What you should do: Reproduce exactly the lines below, from the first one through the line containing "181, 186, 191, 196, 200]", and omit any pictures.

Dataset content:
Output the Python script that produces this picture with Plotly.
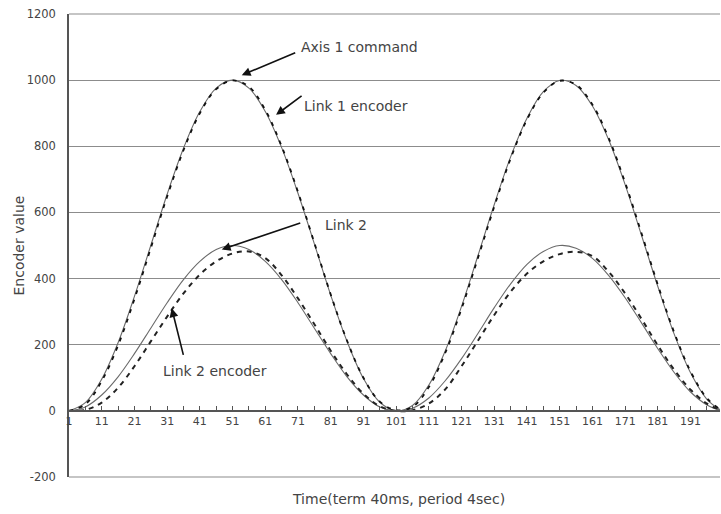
import plotly.graph_objects as go

# sample index (category axis 1..200), read every 5 samples
t = [1, 6, 11, 16, 21, 26, 31, 36, 41, 46, 51, 56, 61, 66, 71, 76, 81, 86, 91, 96,
     101, 106, 111, 116, 121, 126, 131, 136, 141, 146, 151, 156, 161, 166, 171, 176,
     181, 186, 191, 196, 200]

axis1_command = [0, 25, 96, 206, 346, 500, 655, 794, 905, 976, 1000, 976, 905, 796, 658, 505, 350, 210, 98, 26,
                 0, 16, 78, 181, 316, 469, 624, 768, 885, 965, 999, 984, 922, 819, 684, 531, 376, 232, 115, 35, 4]
link1_encoder = [0, 20, 90, 198, 338, 492, 648, 788, 900, 973, 999, 980, 910, 800, 662, 508, 352, 212, 100, 28,
                 2, 12, 72, 175, 309, 462, 618, 763, 881, 962, 998, 986, 926, 824, 690, 537, 381, 237, 119, 38, 5]
link2 = [0, 12, 48, 103, 173, 250, 327, 397, 452, 488, 500, 488, 452, 397, 327, 250, 173, 103, 48, 12,
         0, 8, 39, 91, 158, 234, 312, 384, 443, 482, 500, 492, 461, 409, 342, 266, 188, 116, 57, 18, 2]
link2_encoder = [0, 3, 25, 70, 135, 210, 285, 355, 412, 452, 476, 482, 462, 410, 340, 262, 182, 110, 52, 14,
                 0, 2, 22, 65, 135, 212, 290, 360, 415, 452, 474, 481, 468, 420, 355, 278, 198, 124, 64, 22, 3]

x_tick_vals = list(range(1, 200, 10))
x_tick_text = [str(v) for v in x_tick_vals]
y_tick_vals = [-200, 0, 200, 400, 600, 800, 1000, 1200]
y_tick_text = ["-200", "0", "200", "400", "600", "800", "1000", "1200"]

FONT = "DejaVu Sans"
TXT = "#444444"
GRID = "#8c8c8c"

fig = go.Figure()
solid = dict(color="#6a6a6a", width=1.1, shape="spline", smoothing=1.0)
dashed1 = dict(color="#111111", width=1.8, dash="4px,6px", shape="spline", smoothing=1.0)
dashed2 = dict(color="#222222", width=2, dash="5px,5px", shape="spline", smoothing=1.0)

fig.add_trace(go.Scatter(x=t, y=axis1_command, mode="lines", line=solid, name="Axis 1 command"))
fig.add_trace(go.Scatter(x=t, y=link2, mode="lines", line=solid, name="Link 2"))
fig.add_trace(go.Scatter(x=t, y=link1_encoder, mode="lines", line=dashed1, name="Link 1 encoder"))
fig.add_trace(go.Scatter(x=t, y=link2_encoder, mode="lines", line=dashed2, name="Link 2 encoder"))

fig.update_layout(
    width=721, height=514,
    margin=dict(l=69, r=1, t=14, b=37),
    paper_bgcolor="white", plot_bgcolor="white",
    showlegend=False,
    font=dict(family=FONT, color=TXT),
    xaxis=dict(
        range=[1, 200], anchor="free", position=200 / 1400,
        showgrid=False, zeroline=False,
        showline=True, linecolor="#555555", linewidth=1.5,
        tickmode="array", tickvals=x_tick_vals, ticktext=x_tick_text,
        ticks="inside", ticklen=4, tickcolor="#555555", tickwidth=1,
        minor=dict(dtick=5, tick0=1, ticks="inside", ticklen=4, tickcolor="#555555", tickwidth=1),
        tickfont=dict(family=FONT, size=11, color=TXT),
    ),
    yaxis=dict(
        range=[-200, 1200], domain=[0, 1],
        tickmode="array", tickvals=y_tick_vals, ticktext=y_tick_text,
        showgrid=True, gridcolor=GRID, gridwidth=1,
        zeroline=False,
        showline=True, linecolor="#555555", linewidth=1.5,
        ticks="", ticklabelstandoff=9,
        tickfont=dict(family=FONT, size=11.5, color=TXT),
    ),
)

# gridlines at the range ends (top and bottom of the plot area)
for yp in (0, 1):
    fig.add_shape(type="line", xref="paper", yref="paper", x0=0, x1=1, y0=yp, y1=yp,
                  line=dict(color=GRID, width=1.2), layer="below")

# axis titles
fig.add_annotation(text="Encoder value", xref="paper", yref="paper", x=(18 - 69) / 651, y=0.5,
                   textangle=-90, showarrow=False, font=dict(size=14, color=TXT, family=FONT),
                   xanchor="center", yanchor="middle")
fig.add_annotation(text="Time(term 40ms, period 4sec)", xref="paper", yref="paper",
                   x=(398 - 69) / 651, y=-(499 - 477) / 463, showarrow=False,
                   font=dict(size=14, color=TXT, family=FONT), xanchor="center", yanchor="middle")

# labels
labels = [("Axis 1 command", 71.3, 1101), ("Link 1 encoder", 72.2, 923),
          ("Link 2", 78.6, 562), ("Link 2 encoder", 29.1, 120)]
for txt, lx, ly in labels:
    fig.add_annotation(text=txt, x=lx, y=ly, xref="x", yref="y", showarrow=False,
                       xanchor="left", yanchor="middle", font=dict(size=14, color=TXT, family=FONT))

# arrows (head in data coords, tail as pixel offset)
arrows = [(53.8, 1015, 55, -23), (64.3, 895, 27, -20), (47.7, 488, 80, -27), (32.4, 310, 12, 48)]
for hx, hy, ax, ay in arrows:
    fig.add_annotation(text="", x=hx, y=hy, xref="x", yref="y", ax=ax, ay=ay,
                       showarrow=True, arrowhead=2, arrowsize=1.1, arrowwidth=1.6, arrowcolor="#111111")

fig.write_html("out.html")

Written solution:
Output the Python script that produces this picture with Plotly.
import plotly.graph_objects as go

# sample index (category axis 1..200), read every 5 samples
t = [1, 6, 11, 16, 21, 26, 31, 36, 41, 46, 51, 56, 61, 66, 71, 76, 81, 86, 91, 96,
     101, 106, 111, 116, 121, 126, 131, 136, 141, 146, 151, 156, 161, 166, 171, 176,
     181, 186, 191, 196, 200]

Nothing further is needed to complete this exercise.